Monday, September 12, 2011

A Year Full of Happiness


Last year, I read "The Happiness Project" by Gretchen Rubin, a popular blog-become-book chronicling Rubin's pursuit of happiness. One idea I took away from her experiment was the importance of chronicling and really experiencing those happy moments that happen each and every day, but are so easy to forget.

About a week later, I was at the Country Living Festival in Stone Mountain, Georgia, where one of several freebies was an adorable pink and purple Remember Book, a mini daily journal, from Dress Barn. It felt a little like fate when I opened it, and read, "Memory is how we hold on to the things we love, the things we are, the things with which we never part." I started that weekend to collect those meaningful moments in my daily life, beginning with "Taste of Atlanta!" and "Country Living Fair, Stone Mountain" and "my new typewriter key necklace."

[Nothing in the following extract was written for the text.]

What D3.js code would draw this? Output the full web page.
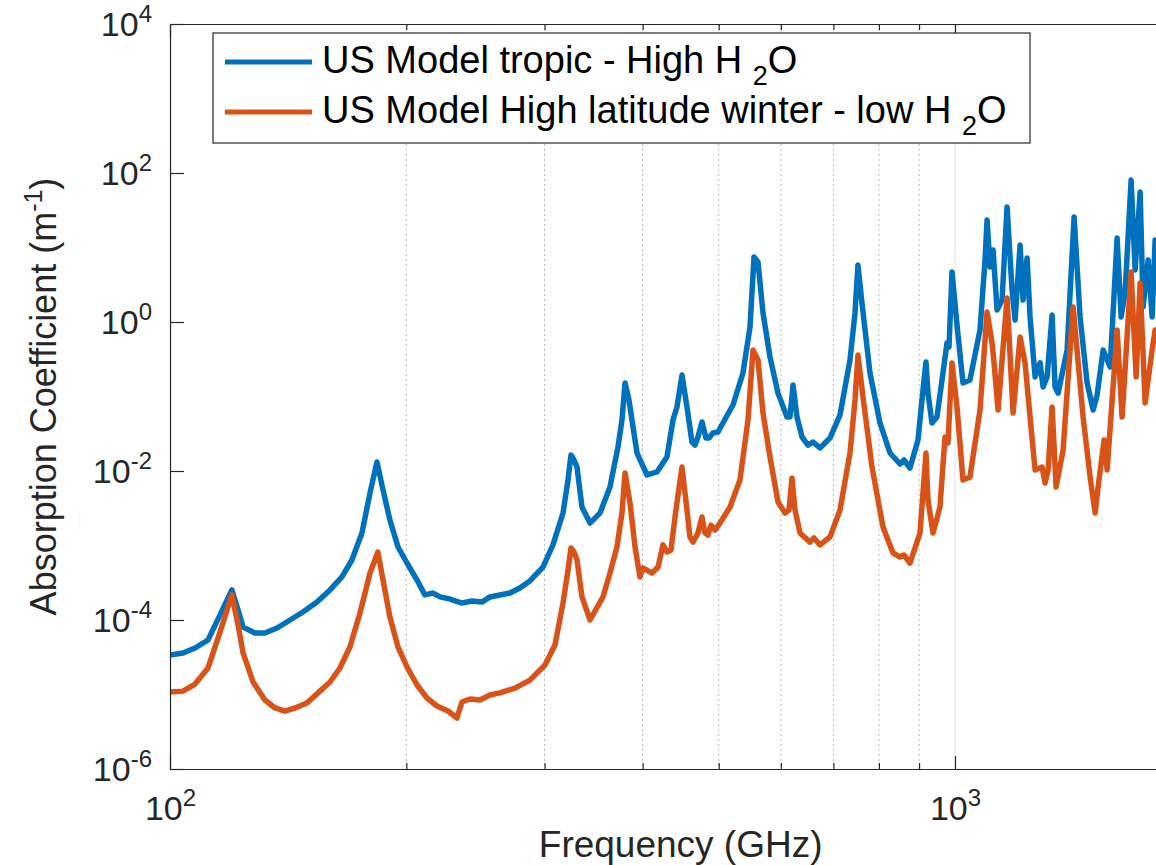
<!DOCTYPE html>
<html><head><meta charset="utf-8">
<script src="https://cdn.jsdelivr.net/npm/d3@7"></script>
<style>
body{margin:0;background:#fff;}
svg{display:block;font-family:"Liberation Sans",Arial,Helvetica,sans-serif;}
</style>
</head><body>
<svg id="chart" width="1156" height="865"></svg>
<script>
// ---------- data (frequency in GHz, absorption coefficient in 1/m) ----------
const freqTropic = [100,103.9,107.6,111.8,115.8,119.9,122.1,123.9,128.3,132.1,136.9,142.2,147.7,153.9,159.9,165.6,170.5,175.6,179.8,183.5,186.8,190.6,195.2,200.4,206.4,211.2,216.3,220.8,227.3,235.5,242.5,249.7,255.6,263.2,271.1,279.1,287.4,298.6,307.5,316.7,321.4,324.2,327.1,330.0,334.8,342.8,353.0,363.5,372.1,376.5,379.9,384.3,387.7,393.5,405.2,417.2,429.6,437.3,442.4,449.0,455.6,462.3,466.4,470.5,476.1,481.7,486.0,491.7,499.0,506.3,521.4,536.9,548.1,554.6,561.1,569.4,581.2,595.0,610.9,616.3,621.8,629.1,638.4,649.7,659.3,673.0,693.0,713.7,734.9,745.8,752.3,761.2,779.3,802.5,826.4,851.0,861.0,876.3,897.1,910.4,918.4,923.8,934.7,948.5,965.4,976.8,982.6,991.2,1005.9,1023.7,1044.8,1076.1,1092.1,1098.6,1108.3,1118.1,1131.3,1148.0,1165.0,1182.2,1192.7,1210.3,1221.0,1235.4,1246.3,1264.8,1283.4,1294.8,1310.1,1329.5,1341.2,1353.1,1389.3,1418.1,1443.3,1473.3,1499.5,1517.2,1544.2,1576.2,1608.9,1627.8,1647.0,1676.3,1696.1,1721.2,1736.4,1762.1,1782.9,1798.6];
const absTropic = [3.39e-5,3.61e-5,4.21e-5,5.39e-5,1.17e-4,2.53e-4,1.36e-4,8.05e-5,6.69e-5,6.69e-5,7.81e-5,1.00e-4,1.28e-4,1.74e-4,2.53e-4,3.78e-4,6.39e-4,1.47e-3,5.07e-3,1.32e-2,5.56e-3,2.20e-3,9.55e-4,5.82e-4,3.44e-4,2.17e-4,2.30e-4,2.04e-4,1.91e-4,1.69e-4,1.80e-4,1.74e-4,2.04e-4,2.17e-4,2.30e-4,2.69e-4,3.34e-4,5.14e-4,1.02e-3,2.73e-3,7.57e-3,1.64e-2,1.405e-2,1.13e-2,3.29e-3,2.00e-3,2.73e-3,6.10e-3,2.10e-2,4.84e-2,0.152,8.97e-2,4.84e-2,1.74e-2,8.84e-3,9.70e-3,1.54e-2,4.84e-2,7.23e-2,0.194,7.23e-2,2.45e-2,2.23e-2,2.86e-2,4.55e-2,2.77e-2,2.77e-2,3.24e-2,3.34e-2,4.41e-2,7.69e-2,0.207,0.857,7.46,6.39,1.32,0.339,0.111,5.31e-2,5.31e-2,0.143,5.31e-2,2.86e-2,2.23e-2,2.45e-2,2.04e-2,2.77e-2,5.65e-2,0.309,1.32,5.82,1.80,0.207,4.41e-2,1.744e-2,1.242e-2,1.405e-2,1.097e-2,2.61e-2,0.122,0.290,0.111,4.41e-2,5.31e-2,0.207,0.523,0.462,4.69,0.911,0.152,0.1665,0.781,6.80,23.4,5.47,9.26,1.45,1.97,35.0,2.69,1.06,10.8,1.97,7.23,1.17,0.183,0.282,0.134,0.183,1.24,0.134,0.111,0.421,25.7,1.17,0.152,6.59e-2,0.105,0.421,0.249,13.4,1.17,2.45,80.5,4.99,55.6,1.59,6.80,1.17,12.6];

const freqWinter = [100,103.9,107.6,111.8,115.8,119.9,122.1,123.9,127.6,132.1,136.1,140.1,144.3,149.4,154.4,159.9,164.6,169.5,174.6,179.8,184.0,186.8,190.6,195.2,200.4,206.4,212.5,218.8,226.0,232.0,235.5,241.1,248.2,255.6,263.2,275.1,287.4,300.4,309.3,316.7,321.4,324.2,327.1,330.0,334.8,342.8,356.1,363.5,371.0,376.5,379.9,385.5,391.2,396.9,400.4,411.2,418.5,424.6,429.6,434.7,437.3,441.1,449.0,455.6,459.6,463.7,470.5,476.1,480.3,484.5,488.8,494.6,501.9,516.9,532.2,544.9,552.9,561.1,569.4,581.2,595.0,607.3,614.5,619.9,625.4,634.7,653.5,661.3,673.0,693.0,713.7,734.9,745.8,752.3,763.5,783.9,809.6,833.7,851.0,861.0,876.3,902.4,918.4,923.8,937.5,956.9,971.1,979.7,991.2,1005.9,1023.7,1044.8,1076.1,1098.6,1114.8,1121.4,1134.6,1165.0,1185.7,1210.3,1228.2,1246.3,1264.8,1291.0,1302.4,1314.0,1329.5,1345.2,1373.1,1414.0,1456.1,1486.3,1508.3,1521.7,1548.7,1562.4,1608.9,1632.6,1676.3,1701.1,1721.2,1746.6,1782.9,1798.6];
const absWinter = [1.08e-5,1.11e-5,1.38e-5,2.27e-5,6.90e-5,2.17e-4,8.57e-5,3.61e-5,1.47e-5,8.44e-6,6.59e-6,6.00e-6,6.59e-6,7.69e-6,1.05e-5,1.47e-5,2.27e-5,4.34e-5,1.24e-4,4.27e-4,8.18e-4,3.44e-4,1.10e-4,4.34e-5,2.34e-5,1.34e-5,8.97e-6,7.01e-6,6.00e-6,4.84e-6,7.93e-6,8.70e-6,8.44e-6,9.85e-6,1.05e-5,1.22e-5,1.56e-5,2.49e-5,4.62e-5,1.69e-4,4.69e-4,9.26e-4,8.18e-4,6.39e-4,2.04e-4,1.00e-4,2.04e-4,4.27e-4,9.55e-4,2.73e-3,9.40e-3,3.72e-3,9.55e-4,3.78e-4,4.99e-4,4.27e-4,5.14e-4,1.02e-3,8.18e-4,8.71e-4,1.47e-3,3.00e-3,1.13e-2,3.00e-3,1.30e-3,1.11e-3,1.47e-3,2.41e-3,1.47e-3,1.38e-3,1.88e-3,1.61e-3,2.00e-3,3.29e-3,7.57e-3,4.84e-2,0.421,0.309,6.00e-2,1.54e-2,3.84e-3,2.73e-3,3.00e-3,8.05e-3,3.00e-3,1.47e-3,1.11e-3,1.26e-3,1.02e-3,1.30e-3,3.00e-3,1.744e-2,8.97e-2,0.361,9.85e-2,1.13e-2,1.77e-3,7.93e-4,7.01e-4,7.46e-4,5.82e-4,1.47e-3,1.744e-2,4.08e-3,1.47e-3,3.29e-3,2.86e-2,2.38e-2,0.282,7.23e-2,7.57e-3,8.31e-3,6.59e-2,1.36,0.523,0.282,6.59e-2,2.10,6.00e-2,0.629,0.282,5.31e-2,1.03e-2,1.13e-2,6.90e-3,1.03e-2,7.23e-2,6.10e-3,1.91e-2,1.59,5.31e-2,8.31e-3,2.73e-3,6.10e-3,2.61e-2,1.03e-2,0.781,5.31e-2,4.69,0.183,3.34,8.18e-2,0.421,0.781];

const yTickValues = [1e-6, 1e-4, 1e-2, 1, 1e2, 1e4];
const yTickExponents = ["-6", "-4", "-2", "0", "2", "4"];
const xTickValues = [100, 1000];
const xTickExponents = ["2", "3"];
const xMinorValues = [200, 300, 400, 500, 600, 700, 800, 900, 2000];
const legendLabels = [["US Model tropic - High H ", "2", "O"], ["US Model High latitude winter - low H ", "2", "O"]];
const seriesColors = ["#0072BD", "#D95319"];
const xLabel = "Frequency (GHz)";
const yLabel = ["Absorption Coefficient (m", "-1", ")"];

// ---------- layout ----------
const svg = d3.select("#chart");
const pLeft = 170, pTop = 24, pBottom = 769;
const x = d3.scaleLog().domain([100, 2000]).range([pLeft, pLeft + 785 * Math.log10(20)]);
const y = d3.scaleLog().domain([1e-6, 1e4]).range([pBottom, pTop]);
const pRight = x.range()[1];
const axisColor = "#262626";

// grid
svg.append("g").selectAll("line").data(xMinorValues).join("line")
  .attr("x1", d => x(d)).attr("x2", d => x(d)).attr("y1", pTop).attr("y2", pBottom)
  .attr("stroke", "#b8b8b8").attr("stroke-width", 1).attr("stroke-dasharray", "2,3");
svg.append("g").selectAll("line").data(xTickValues.slice(1)).join("line")
  .attr("x1", d => x(d)).attr("x2", d => x(d)).attr("y1", pTop).attr("y2", pBottom)
  .attr("stroke", "#e3e3e3").attr("stroke-width", 1);

// curves
svg.append("defs").append("clipPath").attr("id", "clip").append("rect")
  .attr("x", pLeft).attr("y", pTop).attr("width", pRight - pLeft).attr("height", pBottom - pTop);
const lineGen = d3.line().x(d => x(d[0])).y(d => y(d[1]));
const series = [d3.zip(freqTropic, absTropic), d3.zip(freqWinter, absWinter)];
svg.append("g").attr("clip-path", "url(#clip)").selectAll("path").data(series).join("path")
  .attr("d", lineGen).attr("fill", "none")
  .attr("stroke", (d, i) => seriesColors[i]).attr("stroke-width", 5.5)
  .attr("stroke-linejoin", "round").attr("stroke-linecap", "round");

// axes
function styleAxis(g) {
  g.select(".domain").attr("stroke", axisColor).attr("stroke-width", 1.2);
  g.selectAll(".tick line").attr("stroke", axisColor).attr("stroke-width", 1.2);
}
const gx = svg.append("g").attr("transform", `translate(0,${pBottom})`)
  .call(d3.axisBottom(x).tickValues(xTickValues).tickSize(-13).tickSizeOuter(0).tickFormat(() => ""))
  .call(styleAxis);
svg.append("g").attr("transform", `translate(0,${pBottom})`)
  .call(d3.axisBottom(x).tickValues(xMinorValues).tickSize(-6).tickSizeOuter(0).tickFormat(() => ""))
  .call(styleAxis);
svg.append("g").attr("transform", `translate(0,${pTop})`)
  .call(d3.axisTop(x).tickValues(xTickValues).tickSize(-13).tickSizeOuter(0).tickFormat(() => ""))
  .call(styleAxis);
svg.append("g").attr("transform", `translate(0,${pTop})`)
  .call(d3.axisTop(x).tickValues(xMinorValues).tickSize(-6).tickSizeOuter(0).tickFormat(() => ""))
  .call(styleAxis);
const gy = svg.append("g").attr("transform", `translate(${pLeft},0)`)
  .call(d3.axisLeft(y).tickValues(yTickValues).tickSize(-14).tickSizeOuter(0).tickFormat(() => ""))
  .call(styleAxis);

// tick labels with superscripts
gx.selectAll(".tick text").each(function(d, i) {
  const t = d3.select(this).attr("y", 51).attr("dy", null)
    .attr("fill", "#262626").attr("font-size", 34).attr("text-anchor", "middle");
  t.append("tspan").text("10");
  t.append("tspan").attr("font-size", 24).attr("dy", -14).text(xTickExponents[i]);
});
gy.selectAll(".tick text").each(function(d, i) {
  const t = d3.select(this).attr("x", -18).attr("dy", 11)
    .attr("fill", "#262626").attr("font-size", 34).attr("text-anchor", "end");
  t.append("tspan").text("10");
  t.append("tspan").attr("font-size", 24).attr("dy", -14).text(yTickExponents[i]);
});

// axis titles
svg.append("text").attr("x", (pLeft + pRight) / 2).attr("y", 857).attr("text-anchor", "middle")
  .attr("font-size", 37).attr("fill", "#262626").text(xLabel);
const yl = svg.append("text").attr("transform", `translate(56,${(pTop + pBottom) / 2}) rotate(-90)`)
  .attr("text-anchor", "middle").attr("font-size", 36).attr("fill", "#262626");
yl.append("tspan").text(yLabel[0]);
yl.append("tspan").attr("font-size", 25).attr("dy", -14).text(yLabel[1]);
yl.append("tspan").attr("dy", 14).text(yLabel[2]);

// legend
const lg = svg.append("g");
lg.append("rect").attr("x", 213).attr("y", 33).attr("width", 817).attr("height", 110)
  .attr("fill", "#fff").attr("stroke", axisColor).attr("stroke-width", 1.2);
legendLabels.forEach((lab, i) => {
  const cy = 62 + i * 50;
  lg.append("line").attr("x1", 225).attr("x2", 312).attr("y1", cy).attr("y2", cy)
    .attr("stroke", seriesColors[i]).attr("stroke-width", 5);
  const t = lg.append("text").attr("x", 322).attr("y", cy + 11).attr("font-size", 38).attr("fill", "#000");
  t.append("tspan").text(lab[0]);
  t.append("tspan").attr("font-size", 27).attr("dy", 12).text(lab[1]);
  t.append("tspan").attr("dy", -12).text(lab[2]);
});
</script>
</body></html>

Over the past 11 months, I've jotted, crammed and sometimes struggled to fill each daily line with a true moment of happiness. Some days I can only work up to the happiness of "Coming home...and porkchops," while other days are gems of memory: "Laughing with Sean in the water at the lake," "Everyone loved the caramel cake," "Snow day!", "Finding Adam and Morgan the perfect wedding gift", "Laughing with Jamie and Becca; with Chris and Andy." And some sad, rollercoaster times: "No more pain for Uncle Robert," "The girls...during a stressful day," "The struggle to be good!". During this year, I also went through the stress of a reorg at work, an outside job offer, doubts, and second thoughts. While I made my choice, it wasn't without regret at any pain I caused, especially when I read, "I do like the girls!" and "R.S. and S...they're so nice!" and "Nice conversation with A.W."

I still have a month left before my little Remember Book is complete. And I find myself asking the same question that Gretchen Rubin did at the end of her Happiness Project: Am I any happier? Some days the answer would be a loud No! But I think I've come to the same conclusion she did: I'm more aware of my own happiness, and when it comes, I take the time to revel in the fullness of that feeling, be it something as simple as "The rain smell" or as complicated as "Little boy who looked like Harry Potter--I told Sean, 'Look, there's Harry Potter,' and he looked down all pleased."

I wonder what I will do now, without my little pink and purple friend on my bedside table? It's become a ritual, me laying on my belly, propped up on a pillow, thinking over the day and jotting down the one--or three--things that filled me with joy. As I look for replacements for my little book, I think--I hope!--I will keep it up. Because even on the bad days, now I can look back and remember, at least there was that smell of rain.